Trump pulls back endorsement of U.S. Rep. Jeff Hurd after he bucked president on tariff vote



Trump pulls back endorsement of U.S. Rep. Jeff Hurd after he bucked president on tariff vote

President Donald Trump has withdrawn his endorsement of U.S. Rep. Jeff Hurd in this year’s midterm election over Hurd’s recent vote to cancel some of Trump’s tariffs.

Trump wrote in a social media post Saturday that the freshman Republican’s recent vote to cancel the president’s tariffs on Canada left Hurd as “one of a small number of legislators who have let me and our country down.”

The president instead threw his weight behind the more politically conservative Hope Scheppelman in her June primary against Hurd. She is a former vice chair of the Colorado Republican Party and a hospital corpsman with the U.S. Navy.

Scheppelman, who lives in Bayfield, has worked in the healthcare field for 35 years and is a critical care nurse practitioner.

Trump, in his afternoon Truth Social post, said Scheppelman had his “complete and total endorsement to be the next representative from Colorado’s 3rd Congressional District.” He called Hurd a RINO — a Republican in name only — and said it was only the second time he had rescinded an endorsement.

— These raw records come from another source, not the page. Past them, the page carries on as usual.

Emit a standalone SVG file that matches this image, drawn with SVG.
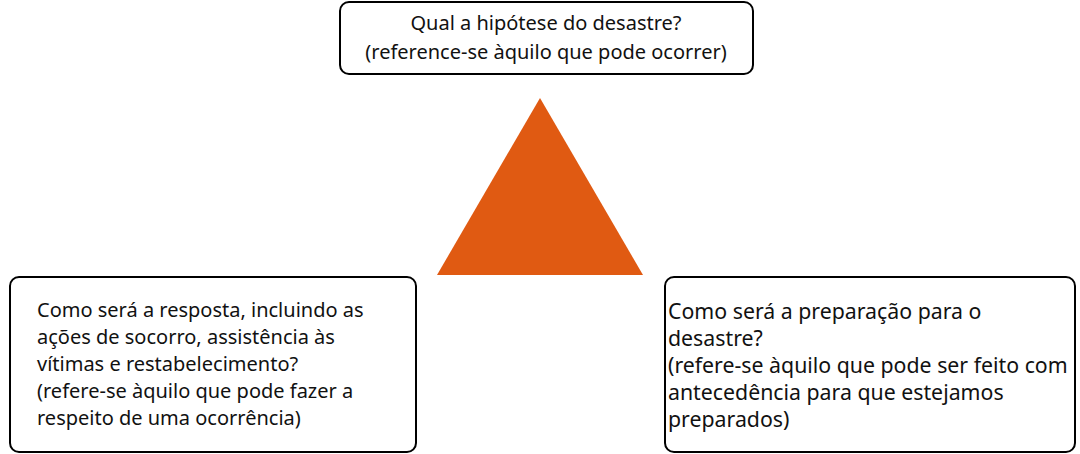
<svg xmlns="http://www.w3.org/2000/svg" width="1080" height="454" viewBox="0 0 1080 454">
<style>
.box{fill:#fff;stroke:#000;stroke-width:2}
.t{font-family:"Noto Sans","Open Sans",sans-serif;font-size:20px;fill:#111}
.r{font-size:21.3px}
</style>
<rect width="1080" height="454" fill="#fff"/>
<g id="triangle"><polygon points="540,98 437,275 643,275" fill="#e05a12"/></g>
<g id="top">
<rect class="box" x="340" y="2" width="413" height="72" rx="9"/>
<text class="t" x="546" y="30" text-anchor="middle">Qual a hipótese do desastre?</text>
<text class="t" x="546" y="59" text-anchor="middle">(reference-se àquilo que pode ocorrer)</text>
</g>
<g id="left">
<rect class="box" x="10" y="277" width="406" height="175" rx="9"/>
<text class="t" x="37" y="317">Como será a resposta, incluindo as</text>
<text class="t" x="37" y="344">ações de socorro, assistência às</text>
<text class="t" x="37" y="371">vítimas e restabelecimento?</text>
<text class="t" x="37" y="398">(refere-se àquilo que pode fazer a</text>
<text class="t" x="37" y="425">respeito de uma ocorrência)</text>
</g>
<g id="right">
<rect class="box" x="665" y="277" width="410" height="175" rx="9"/>
<text class="t r" x="668" y="319">Como será a preparação para o</text>
<text class="t r" x="668" y="346">desastre?</text>
<text class="t r" x="668" y="373">(refere-se àquilo que pode ser feito com</text>
<text class="t r" x="668" y="400">antecedência para que estejamos</text>
<text class="t r" x="668" y="427">preparados)</text>
</g>
<g id="connectors"/>
</svg>
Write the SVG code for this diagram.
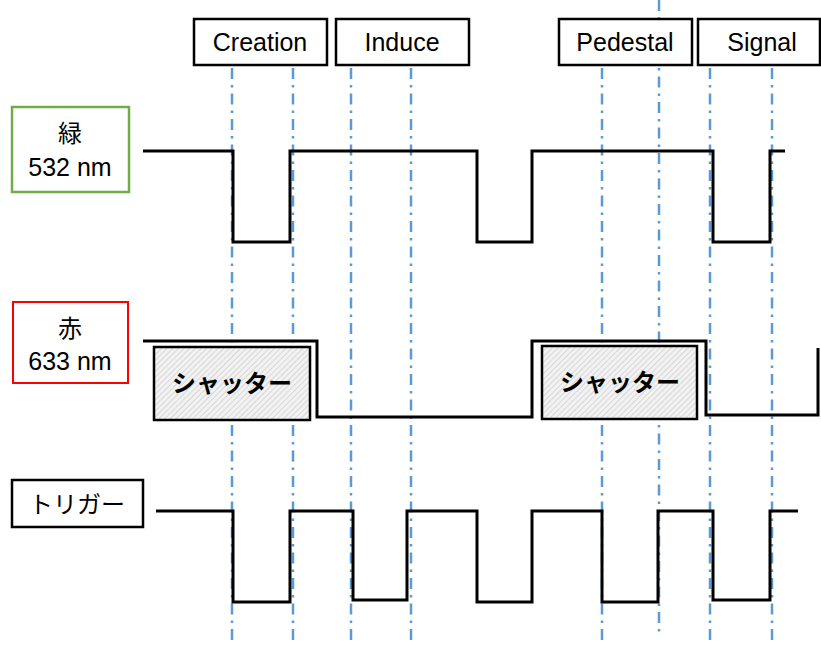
<svg xmlns="http://www.w3.org/2000/svg" width="821" height="645" viewBox="0 0 821 645">
<style>
.lbl{font-family:"Liberation Sans","Noto Sans CJK JP",sans-serif;font-size:25px;fill:#000;text-anchor:middle}
.jp{font-family:"Noto Sans CJK JP",sans-serif;font-size:24px;fill:#000;text-anchor:middle}
.box{fill:#fff;stroke:#000;stroke-width:2.5}
.guide{fill:none;stroke:#5B9BD5;stroke-width:2.5;stroke-dasharray:11 6 2.5 6}
.sig{fill:none;stroke:#000;stroke-width:3;stroke-linejoin:miter}
.shut{fill:url(#hatch);stroke:#000;stroke-width:2.5}
</style>
<defs>
<pattern id="hatch" width="4" height="4" patternUnits="userSpaceOnUse" patternTransform="rotate(45)">
<rect width="4" height="4" fill="#f2f2f2"/>
<line x1="0" y1="0" x2="0" y2="4" stroke="#bdbdbd" stroke-width="1"/>
</pattern>
</defs>
<rect width="821" height="645" fill="#fff"/>
<g id="connectors">
<line class="guide" x1="232" y1="68" x2="232" y2="640"/>
<line class="guide" x1="293" y1="68" x2="293" y2="640"/>
<line class="guide" x1="351" y1="68" x2="351" y2="640"/>
<line class="guide" x1="411" y1="68" x2="411" y2="640"/>
<line class="guide" x1="602" y1="68" x2="602" y2="645"/>
<line class="guide" x1="659" y1="0" x2="659" y2="633"/>
<line class="guide" x1="710" y1="68" x2="710" y2="645"/>
<line class="guide" x1="772" y1="68" x2="772" y2="645"/>
</g>
<g id="creation"><rect class="box" x="194" y="19" width="133" height="46"/><text class="lbl" x="260" y="51">Creation</text></g>
<g id="induce"><rect class="box" x="336" y="19" width="133" height="46"/><text class="lbl" x="402" y="51">Induce</text></g>
<g id="pedestal"><rect class="box" x="559" y="19" width="133" height="46"/><text class="lbl" x="625" y="51">Pedestal</text></g>
<g id="signal"><rect class="box" x="698" y="19" width="122" height="46"/><text class="lbl" x="762" y="51">Signal</text></g>
<g id="green"><rect x="12" y="107" width="117" height="85" fill="#fff" stroke="#70AD47" stroke-width="2.5"/><text class="jp" x="70" y="142">緑</text><text class="lbl" x="70" y="176">532 nm</text></g>
<g id="red"><rect x="13" y="302" width="115" height="81" fill="#fff" stroke="#FF0000" stroke-width="2"/><text class="jp" x="70" y="337">赤</text><text class="lbl" x="70" y="370">633 nm</text></g>
<g id="trigger"><rect class="box" x="12" y="480" width="131" height="47"/><text class="jp" x="77" y="513">トリガー</text></g>
<g id="green-signal"><path class="sig" d="M143,151 H233 V242 H290 V151 H477 V242 H532 V151 H713 V242 H770 V151 H785"/></g>
<g id="red-signal"><path class="sig" d="M143,341 H317 V417 H532 V341 H706 V415 H818 V348"/></g>
<g id="shutter1"><rect class="shut" x="154" y="347" width="156" height="73"/><text class="jp" x="232" y="392" font-weight="bold">シャッター</text></g>
<g id="shutter2"><rect class="shut" x="542" y="346" width="155" height="73"/><text class="jp" x="620" y="391" font-weight="bold">シャッター</text></g>
<g id="trigger-signal"><path class="sig" d="M156,511 H233 V602 H290 V511 H353 V600 H407 V511 H477 V602 H532 V511 H602 V602 H658 V511 H713 V600 H770 V511 H798"/></g>
</svg>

Hurd was one of just six Republicans to join nearly all House Democrats earlier this month in a vote to cancel Trump’s Canadian tariffs — a rare instance of Congress trying to assert its authority over the Trump administration. The Feb. 11 vote came less than two weeks before the Supreme Court’s ruling Friday striking down many of the global tariffs Trump had imposed using emergency powers.

Without mentioning the president by name, Hurd late Saturday posted on X that “every vote I cast is guided by what is best for this district and the long-term strength of our country.”

“Leadership requires independent judgment and the willingness to stand on principle,” Hurd wrote. “My focus remains on delivering results for rural Colorado. That’s the job I was elected to do — and I’ll keep doing it with conviction, optimism, and a deep gratitude for the people I serve.”

Hurd, who represents many farmers and ranchers on Colorado’s West Slope and beyond, has long questioned whether Trump was improperly stepping on congressional authority by imposing import taxes that he argued are the proper province of Congress — an argument the Supreme Court justices advanced in their 6-3 decision Friday.

Scheppelman on X thanked Trump for his support, saying she was “honored to have the president’s trust and support to be his partner in protecting jobs and creating economic opportunity for the American people.”

“I will not let the people of Colorado’s 3rd Congressional District down,” she wrote.

Neither Hurd nor Scheppelman could be reached for comment Monday. The Republican primary for the right-leaning district, Colorado’s largest by geography, is June 30.

Hurd, a Grand Junction attorney, has staked out a significant advantage in the fundraising game, collecting in this election cycle more than $2.3 million as of the end of last year. Scheppelman had raised just over $200,000 at the same point.